The results of the eligibility exam for teachers, CTET (Central Teachers Eligibility Test), conducted by the CBSE (Central Board of Secondary Education) have raised concern about the candidates' abysmal educational standard. From more than 6.6 lakh aspiring teachers, who took the Central Teacher Eligibility Test on September 21, only 5.6% could manage to qualify.
It is compulsory that any teacher, seeking job in government-funded CBSE schools, will have to clear CTET, which was introduced in 2011; even private schools prefer those who have cleared the test.
The exam comprises two papers: Paper I is meant for those intending to teach in classes I to V and Paper II for candidates looking to teach in classes VI to VIII. According to the CBSE data, only 11.95% of the 2.06 lakh candidates who appeared for Paper I could clear it. For over 4.59 lakh candidates taking Paper II, the pass percentage is just 2.8%.

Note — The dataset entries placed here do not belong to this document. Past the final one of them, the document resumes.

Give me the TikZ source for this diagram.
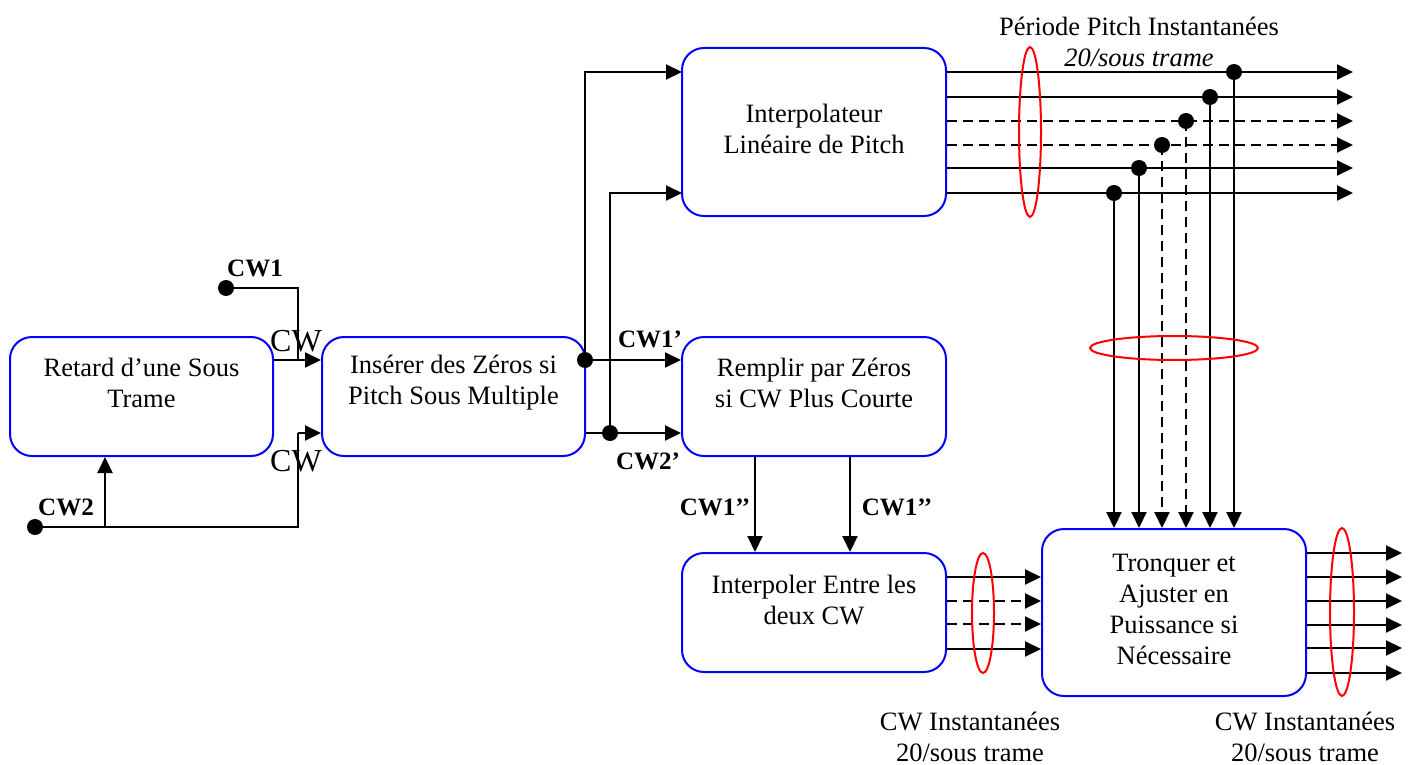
\documentclass[tikz,border=0pt]{standalone}
\usepackage{fontspec}
\setmainfont{Liberation Serif}
\usetikzlibrary{arrows.meta,shapes.geometric}
\begin{document}
\begin{tikzpicture}[x=1pt,y=-1pt,
  blk/.style={draw=blue, line width=2pt, rounded corners=22pt, inner sep=0pt},
  wire/.style={line width=2pt, draw=black},
  arr/.style={wire, -{Triangle[length=16pt,width=15pt]}},
  dsh/.style={dash pattern=on 10pt off 6pt},
  dot/.style={circle, fill=black, inner sep=0pt, minimum size=16pt},
  ring/.style={draw=red, line width=2pt, ellipse, inner sep=0pt},
  txt/.style={font=\fontsize{26.5}{31}\selectfont, align=center, inner sep=0pt},
  lbl/.style={font=\fontsize{25}{30}\selectfont\bfseries, inner sep=0pt},
  cwlbl/.style={font=\fontsize{32}{36}\selectfont, inner sep=0pt}]
\useasboundingbox (0,0) rectangle (1416,765);

% boxes
\node[blk, minimum width=263pt, minimum height=119pt] (b1) at (141.5,396.5) {};
\node[blk, minimum width=263pt, minimum height=119pt] (b2) at (453.5,396.5) {};
\node[blk, minimum width=264pt, minimum height=168pt] (b3) at (814,132) {};
\node[blk, minimum width=264pt, minimum height=119pt] (b4) at (814,396.5) {};
\node[blk, minimum width=264pt, minimum height=119pt] (b5) at (814,612.5) {};
\node[blk, minimum width=264pt, minimum height=167pt] (b6) at (1174,612.5) {};

\node[txt] (t1) at (141.5,383) {Retard d’une Sous\\Trame};
\node[txt] (t2) at (453.5,383) {Insérer des Zéros si\\Pitch Sous Multiple};
\node[txt] (t3) at (814,129) {Interpolateur\\Linéaire de Pitch};
\node[txt] (t4) at (814,383) {Remplir par Zéros\\si CW Plus Courte};
\node[txt] (t5) at (814,600) {Interpoler Entre les\\deux CW};
\node[txt] (t6) at (1174,609) {Tronquer et\\Ajuster en\\Puissance si\\Nécessaire};

% left inputs
\node[dot] (cw1) at (226,288) {};
\node[dot] (cw2) at (35,527) {};
\node[lbl] (cw1l) at (255,268) {CW1};
\node[lbl] (cw2l) at (66,507) {CW2};
\coordinate (k1) at (298,360);
\coordinate (k2) at (298,433);
\coordinate (k3) at (105,527);
\draw[wire] (cw1) -| (k1);
\draw[arr] (b1.east |- k1) -- (k1 -| b2.west);
\draw[wire] (cw2) -| (k2);
\draw[arr] (k2) -- (k2 -| b2.west);
\draw[arr] (k3) -- (k3 |- b1.south);
\node[cwlbl] (cwa) at (296,341) {CW};
\node[cwlbl] (cwb) at (296,461) {CW};

% outputs of b2
\node[dot] (d1) at (585,360) {};
\node[dot] (d2) at (610,433) {};
\coordinate (i1) at (682,72);
\coordinate (i2) at (682,193);
\draw[arr] (d1) -- (d1 -| b4.west);
\draw[arr] (d1.center) |- (i1);
\draw[arr] (b2.east |- d2) -- (d2 -| b4.west);
\draw[arr] (d2.center) |- (i2);
\node[lbl] (cw1p) at (650,339) {CW1’};
\node[lbl] (cw2p) at (648,461) {CW2’};

% b4 to b5
\coordinate (p1) at (755,0);
\coordinate (p2) at (850,0);
\draw[arr] (p1 |- b4.south) -- (p1 |- b5.north);
\draw[arr] (p2 |- b4.south) -- (p2 |- b5.north);
\node[lbl] (cw1a) at (715,507) {CW1’’};
\node[lbl] (cw1b) at (897,507) {CW1’’};

% b5 to b6
\foreach \yy/\st in {577/solid,601/dsh,624/dsh,649/solid}{
  \coordinate (q) at (0,\yy);
  \draw[arr,\st] (q -| b5.east) -- (q -| b6.west);
}

% b3 outputs
\foreach \i/\yy/\xx/\st in {1/72/1234/solid,2/97/1210/solid,3/121/1186/dsh,4/145/1162/dsh,5/168/1139/solid,6/193/1114/solid}{
  \coordinate (e\i) at (1353,\yy);
  \node[dot] (h\i) at (\xx,\yy) {};
  \draw[arr,\st] (e\i -| b3.east) -- (e\i);
  \draw[arr,\st] (h\i.center) -- (h\i |- b6.north);
}

% b6 outputs
\foreach \yy in {553,577,601,625,648,673}{
  \coordinate (o) at (1402,\yy);
  \draw[arr] (o -| b6.east) -- (o);
}

% red rings
\node[ring, minimum width=22pt, minimum height=170pt] (r1) at (1030,132) {};
\node[ring, minimum width=168pt, minimum height=24pt] (r2) at (1174,348) {};
\node[ring, minimum width=22pt, minimum height=120pt] (r3) at (983,613) {};
\node[ring, minimum width=24pt, minimum height=168pt] (r4) at (1342,612) {};

% captions
\node[txt] (c1) at (1139,42) {Période Pitch Instantanées\\\textit{20/sous trame}};
\node[txt] (c2) at (970,737) {CW Instantanées\\20/sous trame};
\node[txt] (c3) at (1305,737) {CW Instantanées\\20/sous trame};
\end{tikzpicture}
\end{document}
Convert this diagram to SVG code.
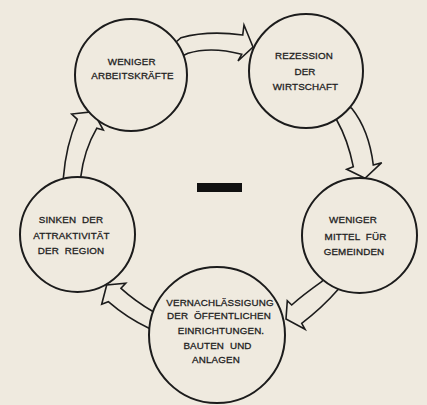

Owing to the low pass percentage, schools have also been facing trouble getting recruits. "The test is very comprehensive and requires a lot of preparation, which many are not ready with. The fewer number of candidates qualifying the exam is leading to shortage of teachers in schools," said Jose Kurien, principal, DAV High School, Nerul.
The exam is conducted twice a year and B.Ed graduates can appear as many times as they want. Once qualified, the candidate is given a CTET certificate, which remains valid for seven years.